Posted by Julian Evans on June 7, 2006 at 12:23 PM
Mikhail Gorbachev, former president of the USSR, told a private dinner at the 12th annual World Editors Forum that he was buying a stake in Novaya Gazeta, a newspaper considered the most critical of the Kremlin. he is teaming up with Alexander Lebedev, a businessman and MP, to buy 49% of the newspaper's shares. The remaining 51% will be owned by the editors' collective of Novaya Gazeta.

Gorbachev said: "The paper should retain its editorial policy, but should also secure a pluralism of opinion and express the public opinion of Russia. We as shareholders promise not to use the publication for our own commercial purposes."

The deal gives Novaya Gazeta a much-needed injection of capital. The newspaper, once published daily, has fallen on hard times and is now only published twice a week, with a national circulation of 550,000. Dmitri Muratov, editor-in-chief, says: "Now perhaps we can pay our top journalists more, increase the number of copies a week to perhaps three, and possibly switch to a colour format. And the money does not harm our reputation. On the contrary, Mr Gorbachev wants to protect our paper's independence.
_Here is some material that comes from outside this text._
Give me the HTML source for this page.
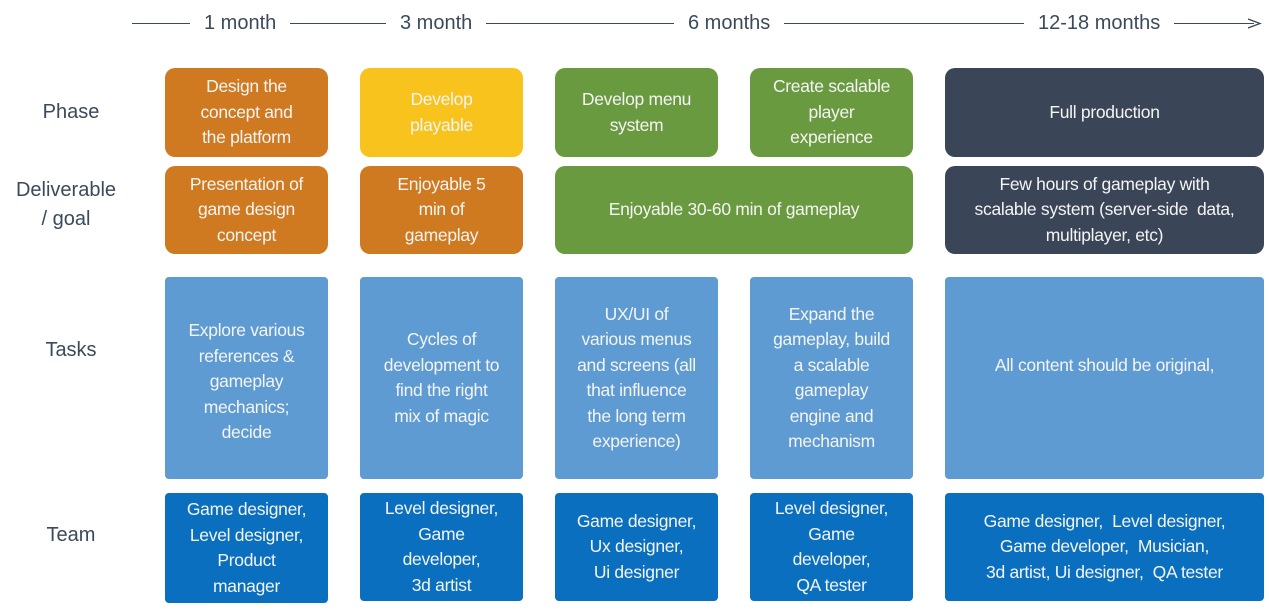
<!DOCTYPE html>
<html><head><meta charset="utf-8"><style>
body{margin:0;width:1269px;height:613px;background:#fff;position:relative;overflow:hidden;font-family:"Liberation Sans",sans-serif}
.b{position:absolute;display:flex;align-items:center;justify-content:center;text-align:center;color:#f4f4f4;font-size:17.5px;line-height:25.5px;box-sizing:border-box;padding:0 2px;white-space:nowrap;letter-spacing:-0.3px}
.r{border-radius:10px}
.s{border-radius:4px}
.lab{position:absolute;color:#3b4a5a;font-size:20px;text-align:center;line-height:29px}
.hd{position:absolute;top:12px;color:#3b4a5a;font-size:20px;background:#fff;padding:0 14px}
.ln{position:absolute;top:23px;height:1px;background:#3b4a5a}
</style></head><body>
<div class="ln" style="left:132px;width:1122px"></div>
<svg style="position:absolute;left:1248px;top:18px" width="14" height="11"><path d="M0 1 L12 5.5 L0 10" fill="none" stroke="#3b4a5a" stroke-width="1.3"/></svg>
<div class="hd" style="left:190px">1 month</div>
<div class="hd" style="left:386px">3 month</div>
<div class="hd" style="left:674px">6 months</div>
<div class="hd" style="left:1024px">12-18 months</div>

<div class="lab" style="left:30px;top:98px;width:82px">Phase</div>
<div class="lab" style="left:8px;top:176px;width:116px">Deliverable<br>/ goal</div>
<div class="lab" style="left:30px;top:336px;width:82px">Tasks</div>
<div class="lab" style="left:30px;top:521px;width:82px">Team</div>

<div class="b r" style="left:165px;top:68px;width:163px;height:89px;background:#cf7a20">Design the<br>concept and<br>the platform</div>
<div class="b r" style="left:360px;top:68px;width:163px;height:89px;background:#f7c31c">Develop<br>playable</div>
<div class="b r" style="left:555px;top:68px;width:163px;height:89px;background:#6a9a3f">Develop menu<br>system</div>
<div class="b r" style="left:750px;top:68px;width:163px;height:89px;background:#6a9a3f">Create scalable<br>player<br>experience</div>
<div class="b r" style="left:945px;top:68px;width:319px;height:89px;background:#3a4557">Full production</div>

<div class="b r" style="left:165px;top:166px;width:163px;height:88px;background:#cf7a20">Presentation of<br>game design<br>concept</div>
<div class="b r" style="left:360px;top:166px;width:163px;height:88px;background:#cf7a20">Enjoyable 5<br>min of<br>gameplay</div>
<div class="b r" style="left:555px;top:166px;width:358px;height:88px;background:#6a9a3f">Enjoyable 30-60 min of gameplay</div>
<div class="b r" style="left:945px;top:166px;width:319px;height:88px;background:#3a4557">Few hours of gameplay with<br>scalable system (server-side&nbsp; data,<br>multiplayer, etc)</div>

<div class="b s" style="left:165px;top:277px;width:163px;height:202px;background:#5e9bd2;padding-top:8px">Explore various<br>references &amp;<br>gameplay<br>mechanics;<br>decide</div>
<div class="b s" style="left:360px;top:277px;width:163px;height:202px;background:#5e9bd2">Cycles of<br>development to<br>find the right<br>mix of magic</div>
<div class="b s" style="left:555px;top:277px;width:163px;height:202px;background:#5e9bd2">UX/UI of<br>various menus<br>and screens (all<br>that influence<br>the long term<br>experience)</div>
<div class="b s" style="left:750px;top:277px;width:163px;height:202px;background:#5e9bd2">Expand the<br>gameplay, build<br>a scalable<br>gameplay<br>engine and<br>mechanism</div>
<div class="b s" style="left:945px;top:277px;width:319px;height:202px;background:#5e9bd2;padding-bottom:24px">All content should be original,</div>

<div class="b s" style="left:165px;top:493px;width:163px;height:110px;background:#0a6fbe">Game designer,<br>Level designer,<br>Product<br>manager</div>
<div class="b s" style="left:360px;top:493px;width:163px;height:108px;background:#0a6fbe">Level designer,<br>Game<br>developer,<br>3d artist</div>
<div class="b s" style="left:555px;top:493px;width:163px;height:108px;background:#0a6fbe">Game designer,<br>Ux designer,<br>Ui designer</div>
<div class="b s" style="left:750px;top:493px;width:163px;height:108px;background:#0a6fbe">Level designer,<br>Game<br>developer,<br>QA tester</div>
<div class="b s" style="left:945px;top:493px;width:319px;height:108px;background:#0a6fbe">Game designer,&nbsp; Level designer,<br>Game developer,&nbsp; Musician,<br>3d artist, Ui designer,&nbsp; QA tester</div>
</body></html>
We won't speak for the government, but for society."

Gorbachev has long been a friend of the paper. He used the money from the Nobel Prize which he won in 1990 to help set up Novaya Gazeta in 1993 and give it its first computers. It is known for its stinging investigative journalism, by writers such as Anna Politkovskaya,  who has written several books that are highly critical of the government's policy in Chechnya.